Wpływ filozofii nietzscheańskiej na późniejszych twórców i filozofów był ogromny, choć za życia autora „Tako rzecze Zaratustra” jego poglądy znane były jedynie wąskiemu gronu. Najsilniej oddziaływały na literaturę. Nawiązywali do niego wybitni pisarze przełomu wieków i dwudziestowieczni, m.in.: H. i T. Mann, R.M. Rilke, H. Hesse, P. Heyse, G. Heym, G. Trakl, A. Strindberg, W.B. Yeats, G.B. Shaw, A. Gide, a w Polsce: Przybyszewski, Brzozowski czy Berent.
Nieco później został zauważony i doceniony przez filozofów. Stał się inspiracją dla Freuda w jego teorii psychoanalizy.
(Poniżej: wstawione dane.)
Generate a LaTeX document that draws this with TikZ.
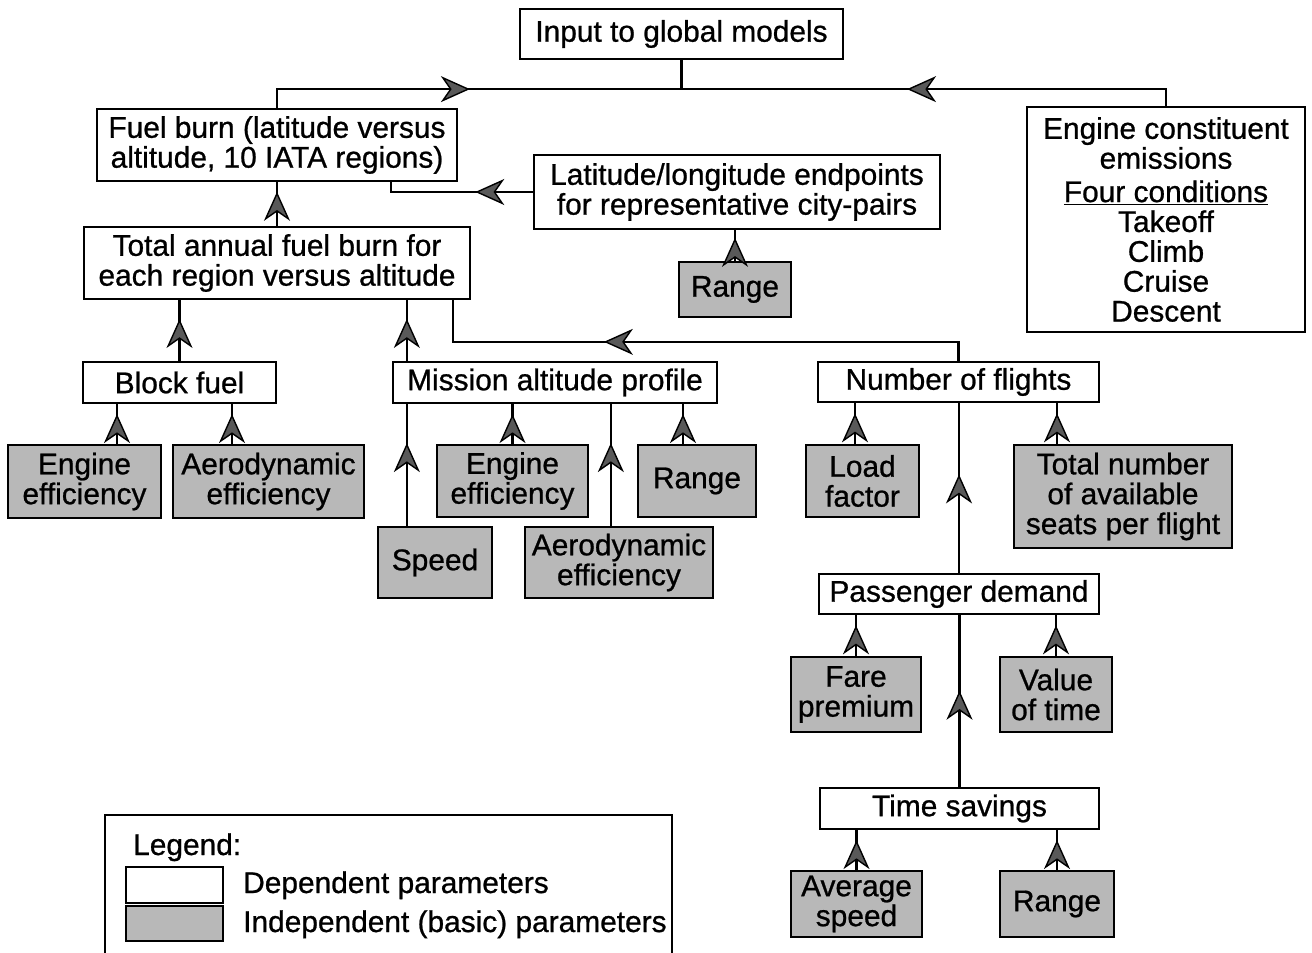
\documentclass[tikz,border=0pt]{standalone}
\usepackage{fontspec}
\setmainfont{Liberation Sans}[UprightFeatures={FakeBold=0.8}]
\usetikzlibrary{arrows.meta,calc,decorations.markings}
\newcommand{\diafont}{\fontsize{17pt}{17pt}\selectfont}
\tikzset{flowtip/.tip={Stealth[length=5.8mm,width=5.2mm,inset=1.8mm,fill=black!65]}}

\begin{document}
\begin{tikzpicture}[x=0.2mm,y=-0.2mm,
  box/.style={draw, line width=1.3pt, inner sep=0pt, align=center, font=\diafont},
  dep/.style={box, fill=white},
  ind/.style={box, fill=black!28},
  link/.style={line width=1.3pt},
  feed/.style={link, postaction={decorate},
    decoration={markings, mark=at position #1 with {\arrow[line width=0.8pt]{flowtip}}}},
  feed/.default=0.75]
\useasboundingbox (0,0) rectangle (1312,953);

% top row
\node[dep, minimum width=64.6mm, minimum height=10mm] (inp) at (681.5,34) {Input to global models};
\node[dep, minimum width=72mm, minimum height=14.4mm] (fb) at (277,145) {Fuel burn (latitude versus\\altitude, 10 IATA regions)};
\node[dep, minimum width=55.6mm, minimum height=45mm] (eng) at (1166,219.5) {Engine constituent\\emissions\\[2pt]\underline{Four conditions}\\Takeoff\\Climb\\Cruise\\Descent};
\node[dep, minimum width=81.2mm, minimum height=14.8mm] (lat) at (737,192) {Latitude/longitude endpoints\\for representative city-pairs};
\node[ind, minimum width=22.4mm, minimum height=11mm] (rng1) at (735,289.5) {Range};
\node[dep, minimum width=77.2mm, minimum height=14.4mm] (tot) at (277,263) {Total annual fuel burn for\\each region versus altitude};

% second level
\node[dep, minimum width=38.6mm, minimum height=8.2mm] (blk) at (179.5,382.5) {Block fuel};
\node[dep, minimum width=64.8mm, minimum height=8.2mm] (mis) at (555,382.5) {Mission altitude profile};
\node[dep, minimum width=56.2mm, minimum height=8mm] (nfl) at (958.5,382) {Number of flights};

% basic parameters
\node[ind, minimum width=30.6mm, minimum height=14.6mm] (ee1) at (84.5,481.5) {Engine\\efficiency};
\node[ind, minimum width=38.2mm, minimum height=14.6mm] (ae1) at (268.5,481.5) {Aerodynamic\\efficiency};
\node[ind, minimum width=30.2mm, minimum height=14.4mm] (ee2) at (512.5,481) {Engine\\efficiency};
\node[ind, minimum width=23.6mm, minimum height=14.4mm] (rng2) at (697,481) {Range};
\node[ind, minimum width=22.8mm, minimum height=14.2mm] (spd) at (435,562.5) {Speed};
\node[ind, minimum width=37.6mm, minimum height=14.2mm] (ae2) at (619,562.5) {Aerodynamic\\efficiency};
\node[ind, minimum width=22.6mm, minimum height=14.4mm] (lf) at (862.5,481) {Load\\factor};
\node[ind, minimum width=43.6mm, minimum height=20.6mm] (seats) at (1123,496.5) {Total number\\of available\\seats per flight};

% demand chain
\node[dep, minimum width=56mm, minimum height=8mm] (pax) at (959,594) {Passenger demand};
\node[ind, minimum width=26mm, minimum height=15mm] (fare) at (856,694.5) {Fare\\premium};
\node[ind, minimum width=22.4mm, minimum height=15mm] (val) at (1056,694.5) {Value\\of time};
\node[dep, minimum width=55.8mm, minimum height=8.2mm] (tsv) at (959.5,808.5) {Time savings};
\node[ind, minimum width=26.2mm, minimum height=13.2mm] (avg) at (856.5,904) {Average\\speed};
\node[ind, minimum width=22.8mm, minimum height=13.2mm] (rng3) at (1057,904) {Range};

% connectors
\coordinate (bus) at ($(inp.south)+(0,29)$);
\draw[link] (inp.south) -- (bus);
\draw[feed=0.5] (fb.north) |- (bus);
\draw[feed=0.55] (eng.north) |- (bus);
\coordinate (fbdrop) at ($(fb.south east)+(-67,0)$);
\draw[feed=0.38] (lat.west) -| (fbdrop);
\draw[feed] (rng1.north) -- (rng1.north |- lat.south);
\draw[feed=0.78] (tot.north) -- (fb.south);
\draw[feed=0.69] (blk.north) -- (blk.north |- tot.south);
\coordinate (totdrop) at ($(tot.south east)+(-18,0)$);
\draw[feed=0.66] (nfl.north) -- ++(0,-19) -| (totdrop);
\coordinate (misx) at ($(mis.south west)+(15,0)$);
\coordinate (misy) at ($(mis.south west)+(219,0)$);
\draw[feed=0.69] (mis.north -| misx) -- (tot.south -| misx);
\draw[feed=0.68] (spd.north -| misx) -- (misx);
\draw[feed=0.68] (ae2.north -| misy) -- (misy);
\draw[feed] (ee2.north) -- (ee2.north |- mis.south);
\draw[feed] ([xshift=-2.8mm]rng2.north) -- ([xshift=-2.8mm]rng2.north |- mis.south);
\draw[feed] ([xshift=6.5mm]ee1.north) -- ([xshift=6.5mm]ee1.north |- blk.south);
\draw[feed] ([xshift=-7.3mm]ae1.north) -- ([xshift=-7.3mm]ae1.north |- blk.south);
\draw[feed] ([xshift=-1.5mm]lf.north) -- ([xshift=-1.5mm]lf.north |- nfl.south);
\draw[feed] ([xshift=-13.2mm]seats.north) -- ([xshift=-13.2mm]seats.north |- nfl.south);
\draw[feed=0.58] (pax.north) -- (pax.north |- nfl.south);
\draw[feed] (fare.north) -- (fare.north |- pax.south);
\draw[feed] (val.north) -- (val.north |- pax.south);
\draw[feed=0.56] (tsv.north) -- (tsv.north |- pax.south);
\draw[feed] (avg.north) -- (avg.north |- tsv.south);
\draw[feed] (rng3.north) -- (rng3.north |- tsv.south);

% legend
\draw[link] (105,953) -- (105,815) -- (672,815) -- (672,953);
\node[anchor=base west, font=\diafont] (lgd) at (127,855) {Legend:};
\node[dep, anchor=north west, minimum width=19.4mm, minimum height=7.2mm] (swdep) at (125,866) {};
\node[ind, anchor=north west, minimum width=19.4mm, minimum height=7mm] (swind) at (125,905) {};
\node[anchor=base west, font=\diafont] (txdep) at (237,893) {Dependent parameters};
\node[anchor=base west, font=\diafont] (txind) at (237,932) {Independent (basic) parameters};
\end{tikzpicture}
\end{document}
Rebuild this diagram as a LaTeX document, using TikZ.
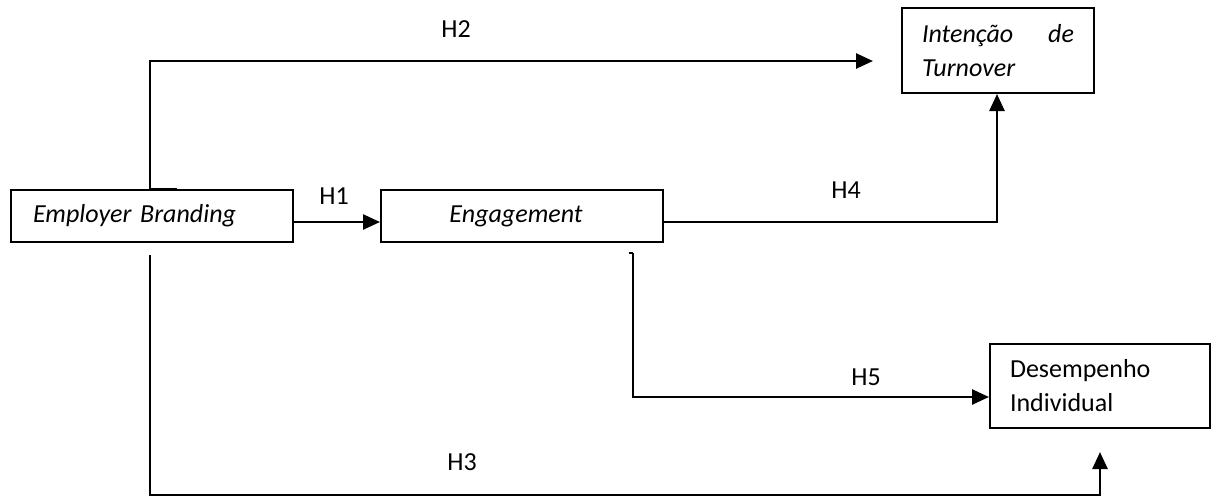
\documentclass[tikz,border=0pt]{standalone}
\usepackage{fontspec}
\setmainfont{Carlito}
\usetikzlibrary{arrows.meta}
\begin{document}
\begin{tikzpicture}[x=1pt,y=-1pt,
  every node/.style={font=\fontsize{26}{34}\selectfont},
  box/.style={draw,line width=2pt,anchor=north west,inner sep=0pt},
  link/.style={line width=2.6pt,-{Triangle[length=17pt,width=15pt]}},
  plain/.style={line width=2.6pt},
  lbl/.style={inner sep=1pt}]
\useasboundingbox (0,0) rectangle (1213,499);

% constructs
\node[box,minimum width=282pt,minimum height=52pt,text width=238pt,align=left,inner xsep=22pt] (eb) at (10,189) {\itshape Employer Branding};
\node[box,minimum width=282pt,minimum height=52pt,align=center] (eng) at (380,189) {\hspace*{-12pt}\itshape Engagement};
\node[box,minimum width=192pt,minimum height=85pt,text width=152pt,inner xsep=20pt,align=left] (it) at (901,7)
  {\fontsize{26}{35}\selectfont\itshape\makebox[152pt][s]{Intenção\hfill de}\\Turnover};
\node[box,minimum width=219pt,minimum height=84pt,text width=180pt,inner xsep=20pt,align=left] (dp) at (989,343)
  {\fontsize{26}{33}\selectfont Desempenho\\Individual};

% free ends of the connectors
\coordinate (h2s) at (150,189);
\coordinate (h2e) at (873,61);
\coordinate (h3s) at (150,255);
\coordinate (h3e) at (1100,452);
\coordinate (h5s) at (633,253);

% H1
\draw[link] (eb.east |- 0,222) -- (eng.west |- 0,222);
% H2
\draw[plain] (177,189) -- (h2s);
\draw[link] (h2s) -- (h2s |- h2e) -- (h2e);
% H3
\draw[link] (h3s) -- (150,495) -- (h3e |- 0,495) -- (h3e);
% H4
\draw[link] (eng.east |- 0,222) -- (997,222) -- (it.south -| 997,0);
% H5
\draw[plain] (629,253) -- (h5s);
\draw[link] (h5s) -- (h5s |- 0,397) -- (dp.west |- 0,397);

% hypothesis labels
\node[lbl] (l1) at (334,196) {H1};
\node[lbl] (l2) at (456,29) {H2};
\node[lbl] (l3) at (462,462) {H3};
\node[lbl] (l4) at (846,190) {H4};
\node[lbl] (l5) at (866,377) {H5};
\end{tikzpicture}
\end{document}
Jednak dopiero egzystencjaliści włączyli postawione przez Nietzschego pytania do swoich rozważań. Prace na jego temat pisali M. Heidegger i K. Jaspers. Nietzscheanizmem zajmował się też A. Camus i J. Maritain. Postmoderniści – jak Rorty czy Derrida – uważali go za ojca duchowego, a np. Foucault uważał się za nietzscheanistę.